Gardening @ Oceanside High
At the end of February, several North County gardeners convened at the Oceanside High School campus to garden. Our friend, who teaches gardening at the school, had been recovering from illness and asked for some help. Basically she sent out the bat signal to gardeners everywhere–and we responded!
Most of us came from the Oceanside Crop Swap, a gardening community that comes together monthly to share our excess produce and other offerings from our gardens. It’s not a one-to-one exchange or barter. You bring what you have to the communal table and take what you need, even if what you need and take is more than what you bring. It’s a great gathering and I usually end up spending a lot more time talking than swapping.
Why Oceanside High
I wanted to blog about the experience at Oceanside High, because 1) it was super fun and 2) I’m so excited that the school is teaching teens to garden. It was fun to garden together, in a group. I learned a few things just by watching and being around other gardeners. For instance, did you know that when you thin beets you don’t have to throw out the ones you thin–you can replant them, even if they’re pretty big?
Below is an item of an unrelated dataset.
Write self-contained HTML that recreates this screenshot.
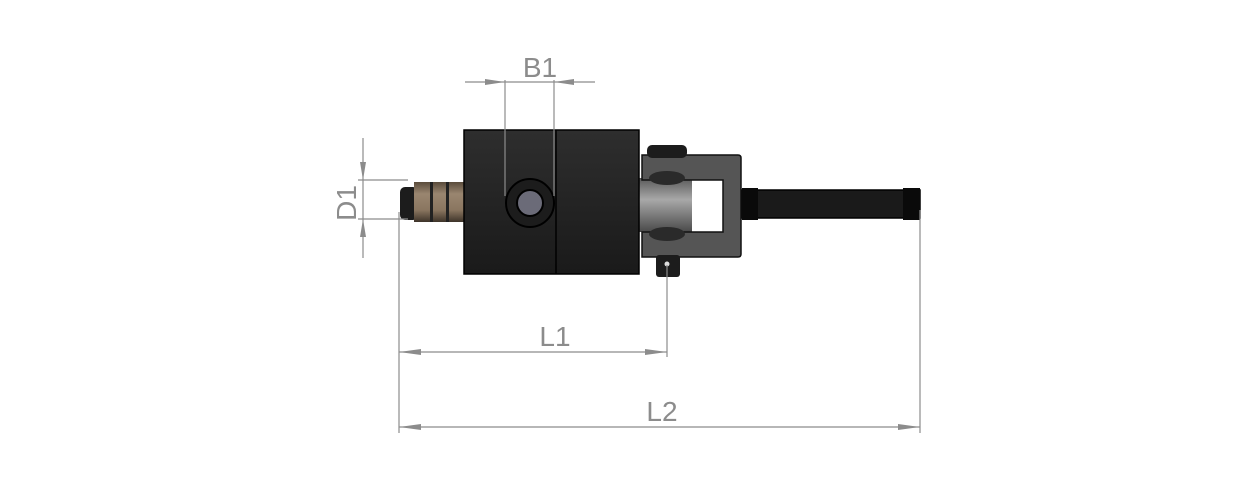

Another benefit: a bunch of vegetables planted in December that had matured and needed to be harvested and taken home. Oh well, we thought, we’ll just have to harvest them then. And take them home. And eat them. We’re talking beets, carrots, chard, leeks, lettuce, etc. I even came home with some kohlrabi. Todd roasted it the same way we prepare our other roasted veggies and I liked it! That’s the first time I tasted kohlrabi.
Altogether, the high school’s garden has about 2,000 square feet of gardening bed space and with a dozen or so people we were able to weed, clear, harvest and plant a lot in a little more than an hour. I loved the idea that when these kids return to school (hopefully this school year), they’ll already have some seeds planted (we planted squash, sunflowers, pumpkins and beans, including scarlet runner beans). And, I’m pretty impressed with the work they’ve done so far.
Gardening class lasts
The other day, while I was working in the garden, Aiden (age 17), came to me and asked if I had worm poo for my garden. “You mean worm castings?” I said. “Yeah.” He remembered from his gardening class in elementary school that worms were an important part of the garden ecosystem and that their castings benefitted plants.
I hope every kid–and adult–gets the opportunity to learn the basics about gardening and enjoy the experience of growing your own food. One of the intentions I have this year is to rope some more friends into gardening, even if they have really limited space. It’s secretly why I’ve ordered a bunch of varieties of seeds for container gardening, including Tidy Treats Tomato, Tiny Tim Tomato, Patio Baby Eggplant and Patio Snacker Cucumber. So be on the lookout for these seedlings, coming soon. And Happy Spring Gardening!
Pauline L Condrick
Christine, I love reading your posts, there is so much joy in what you give to me and I am sure to others with the information you share. Thank you!
Thanks, Pauline! We had a really great time and I heard the students return to school March 29, so their garden should be ready for them!